Dr Smercha Zarchi lived at No.1 Alderton Crescent (near Hendon Central Station), and practised at 80 Shaftesbury Avenue. He first saw Rita on 6 October, when she was staying at the Astoria Hotel, and she took the five minute walk to see Dr Zarchi each day. Figgis paid Zarchi a fee of 25gns, plus 15gns for a maternity home, and 10gns for a hospital doctor. Rita travelled by tube to Zarchi’s home in Hendon on 9 October. He did not give Darrell the address because he suspected they were lovers even though they told him they were brother and sister. Dr Zarchi thought termination would occur naturally but then he found a malformation. When Rita did not improve, he phoned the Willesden Cottage Hospital for a private room on 12 October and took Rita there the next day. At the hospital the consultant Dr Norman C. Lake (a surgeon at Charing Cross Hospital) conducted an operation on 13 October, and Figgis was told there was nothing to worry about. But Rita got worse and a second operation was conducted five days later. Sadly, Rita did not improve and aged 21, she died on 19 Oct 1925. An inquest opened three days later when Darrell said he had known Rita for just over two years. The coroner wanted a postmortem and to hear medical evidence and the inquest resumed on 5 November. The verdict was ‘death from peritonitis due to an artificial cause’. The public, however, jumped to the conclusion that she died in a failed illegal backstreet abortion.

(Dr Zarchi was struck off the medical register after he had appeared at the Old Bailey on 29 June 1943 for unlawfully using an instrument with intent to produce a miscarriage).

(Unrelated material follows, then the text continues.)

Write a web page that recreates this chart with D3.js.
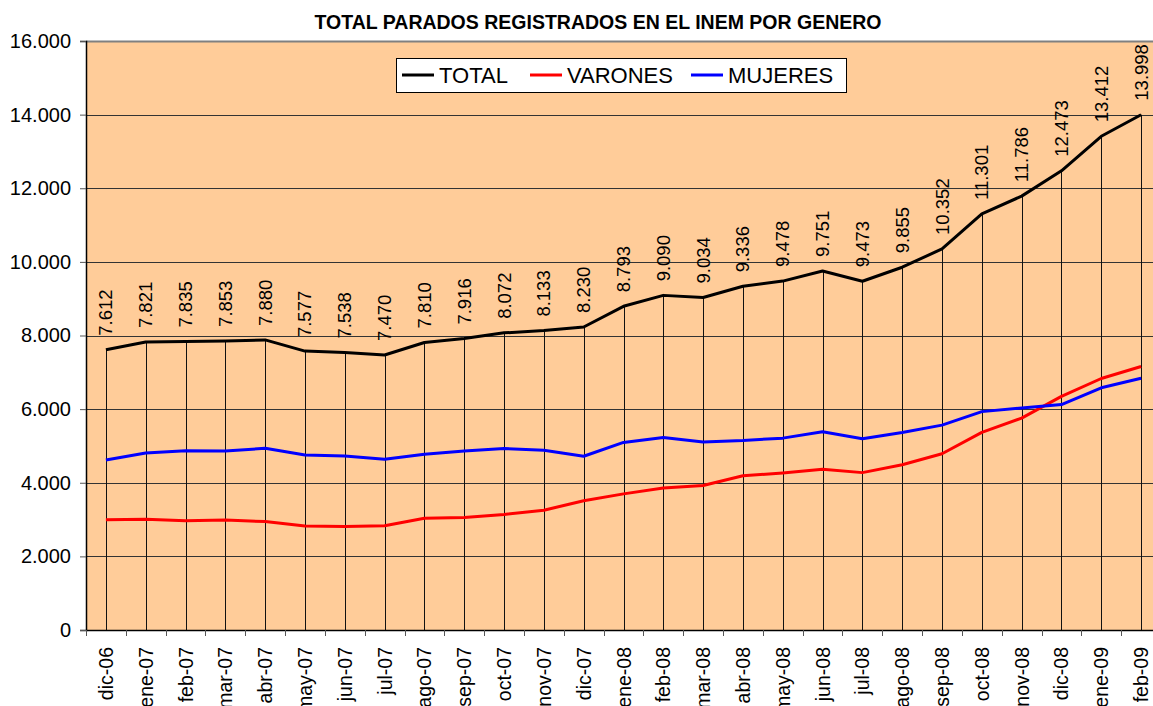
<!DOCTYPE html>
<html>
<head>
<meta charset="utf-8">
<script src="https://cdn.jsdelivr.net/npm/d3@7"></script>
<style>
  body { margin: 0; background: #fff; }
  svg { display: block; font-family: "Liberation Sans", Arial, sans-serif; }
</style>
</head>
<body>
<div id="chart"></div>
<script>
// data
var meses = ["dic-06", "ene-07", "feb-07", "mar-07", "abr-07", "may-07", "jun-07", "jul-07",
  "ago-07", "sep-07", "oct-07", "nov-07", "dic-07", "ene-08", "feb-08", "mar-08", "abr-08",
  "may-08", "jun-08", "jul-08", "ago-08", "sep-08", "oct-08", "nov-08", "dic-08", "ene-09", "feb-09"];
var total = [7612, 7821, 7835, 7853, 7880, 7577, 7538, 7470, 7810, 7916, 8072, 8133, 8230,
  8793, 9090, 9034, 9336, 9478, 9751, 9473, 9855, 10352, 11301, 11786, 12473, 13412, 13998];
var varones = [2992, 3011, 2965, 2988, 2945, 2822, 2810, 2830, 3035, 3056, 3140, 3253, 3510,
  3698, 3858, 3924, 4188, 4266, 4366, 4275, 4490, 4787, 5369, 5756, 6348, 6832, 7158];
var mujeres = [4620, 4810, 4870, 4865, 4935, 4755, 4728, 4640, 4775, 4860, 4932, 4880, 4720,
  5095, 5232, 5110, 5148, 5212, 5385, 5198, 5365, 5565, 5932, 6030, 6125, 6580, 6840];
var yTicks = [0, 2000, 4000, 6000, 8000, 10000, 12000, 14000, 16000];

var series = [
  { name: "TOTAL", values: total, color: "#000000" },
  { name: "VARONES", values: varones, color: "#ff0000" },
  { name: "MUJERES", values: mujeres, color: "#0000ff" }
];

var w = 1153, h = 706;
var plotLeft = 86, plotTop = 41, plotBottom = 630, plotRight = 1161;

var svg = d3.select("#chart").append("svg")
  .attr("width", w)
  .attr("height", h);

var es = d3.formatLocale({ decimal: ",", thousands: ".", grouping: [3], currency: ["", ""] });
var fmt = es.format(",d");

var x = d3.scaleBand().domain(meses).range([plotLeft, plotRight]).padding(0);
var y = d3.scaleLinear().domain([0, 16000]).range([plotBottom, plotTop]);
function cx(d) { return x(d) + x.bandwidth() / 2; }

// title
svg.append("text")
  .attr("x", 598)
  .attr("y", 29)
  .attr("text-anchor", "middle")
  .attr("font-weight", "bold")
  .attr("font-size", "19.5px")
  .text("TOTAL PARADOS REGISTRADOS EN EL INEM POR GENERO");

// plot background
svg.append("rect")
  .attr("x", plotLeft)
  .attr("y", plotTop)
  .attr("width", plotRight - plotLeft)
  .attr("height", plotBottom - plotTop)
  .attr("fill", "#ffcc99");

// gridlines
svg.append("g")
  .selectAll("line")
  .data(yTicks.filter(function(d) { return d > 0; }))
  .enter()
  .append("line")
  .attr("x1", plotLeft)
  .attr("x2", plotRight)
  .attr("y1", function(d) { return Math.round(y(d)) + 0.5; })
  .attr("y2", function(d) { return Math.round(y(d)) + 0.5; })
  .attr("stroke", function(d) { return d === 16000 ? "#808080" : "#333"; })
  .attr("stroke-width", function(d) { return d === 16000 ? 2 : 1; });

// drop lines from the total to the axis
svg.append("g")
  .selectAll("line")
  .data(meses)
  .enter()
  .append("line")
  .attr("x1", function(d) { return Math.round(cx(d)) + 0.5; })
  .attr("x2", function(d) { return Math.round(cx(d)) + 0.5; })
  .attr("y1", function(d, i) { return y(total[i]); })
  .attr("y2", plotBottom)
  .attr("stroke", "#111")
  .attr("stroke-width", 1);

// lines
var line = d3.line()
  .x(function(d, i) { return cx(meses[i]); })
  .y(function(d) { return y(d); });

svg.append("g")
  .selectAll("path")
  .data(series)
  .enter()
  .append("path")
  .attr("d", function(s) { return line(s.values); })
  .attr("fill", "none")
  .attr("stroke", function(s) { return s.color; })
  .attr("stroke-width", 3)
  .attr("stroke-linejoin", "round");

// value labels on total
svg.append("g")
  .selectAll("text")
  .data(total)
  .enter()
  .append("text")
  .attr("transform", function(d, i) {
    return "translate(" + (cx(meses[i]) + 6.5) + "," + (y(d) - 14) + ") rotate(-90)";
  })
  .attr("font-size", "18.5px")
  .attr("fill", "#000")
  .text(function(d) { return fmt(d); });

// y axis
var yAxis = d3.axisLeft(y)
  .tickValues(yTicks)
  .tickSize(6)
  .tickPadding(9)
  .tickFormat(fmt);

var gy = svg.append("g")
  .attr("transform", "translate(" + plotLeft + ",0)")
  .call(yAxis);
gy.select(".domain").attr("stroke", "#000").attr("stroke-width", 1.5);
gy.selectAll(".tick line").attr("stroke", "#555");
gy.selectAll("text")
  .attr("font-size", "20px")
  .attr("font-family", "Liberation Sans, Arial, sans-serif")
  .attr("fill", "#000");

// x axis line and ticks at category boundaries
svg.append("line")
  .attr("x1", plotLeft)
  .attr("x2", plotRight)
  .attr("y1", plotBottom + 0.5)
  .attr("y2", plotBottom + 0.5)
  .attr("stroke", "#000")
  .attr("stroke-width", 1.5);

svg.append("g")
  .selectAll("line")
  .data(meses)
  .enter()
  .append("line")
  .attr("x1", function(d) { return Math.round(x(d)) + 0.5; })
  .attr("x2", function(d) { return Math.round(x(d)) + 0.5; })
  .attr("y1", plotBottom)
  .attr("y2", plotBottom + 6)
  .attr("stroke", "#555");

svg.append("g")
  .selectAll("text")
  .data(meses)
  .enter()
  .append("text")
  .attr("transform", function(d) {
    return "translate(" + (cx(d) + 7) + "," + 647 + ") rotate(-90)";
  })
  .attr("text-anchor", "end")
  .attr("font-size", "19.5px")
  .attr("fill", "#000")
  .text(function(d) { return d; });

// legend
var lg = svg.append("g");
lg.append("rect")
  .attr("x", 396.5)
  .attr("y", 58.5)
  .attr("width", 450)
  .attr("height", 34)
  .attr("fill", "#fff")
  .attr("stroke", "#000");

var legendX = [402, 530, 691];
lg.selectAll("g.item")
  .data(series)
  .enter()
  .append("g")
  .attr("class", "item")
  .each(function(s, i) {
    var g = d3.select(this);
    g.append("line")
      .attr("x1", legendX[i])
      .attr("x2", legendX[i] + 32)
      .attr("y1", 75)
      .attr("y2", 75)
      .attr("stroke", s.color)
      .attr("stroke-width", 3);
    g.append("text")
      .attr("x", legendX[i] + 37)
      .attr("y", 83)
      .attr("font-size", "22px")
      .attr("fill", "#000")
      .text(s.name);
  });
</script>
</body>
</html>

The night of the inquest verdict, 22 October 1925, Figgis went back to the Royal Automobile Club in Pall Mall where friends said they had never seen him so depressed. On October 26, Darrell went to a boarding house in No.4 Granville Street Bloomsbury, giving the landlady, Miss Jane Griffiths, the name Mr Southe and saying that he would be staying for a few nights. Although he was obviously a well-to-do gentleman, he curiously picked a poky room at the top of the house. He went out for an hour and had a short conversation with the landlady before retiring for the night. When the maid brought hot water to his room the following morning at 8am, she found Figgis lying on his side in the bed and a strong smell of gas in the room where the gas bracket was turned on full. Darrell Figgis had killed himself at the age of 43.
 

Darrell Figgis

The Funeral
The Figgis family were shocked by Darrell’s suicide. His brother Bryan and sister Mrs Florence Phillips bought a grave in the unconsecrated section of Hampstead Cemetery, and on 30 October 1925 a small group of only nine mourners comprising his family and friends attended his burial. 

The small group of mourners

Brother Bryan escorting Mrs Figgis at the burial

While old comrades such as Sir Roger Casement (d.1916), Michael Collins (d.1922), Arthur Griffith (d.1922), Eamon De Valera (d.1975), and many others, were given State funerals through the streets of Dublin, with fine memorials erected over their graves, only a few people attended the burial of Darrell Figgis. Then the man who had done so much for the new Irish State was written out of its official history.

Recently, a hundred years later, a friend was walking her dog in the cemetery and saw that someone had erected a stand decorated with a Irish ribbon and a photo of Figgis, as shown in the following photo. This is how I first learned about the grave.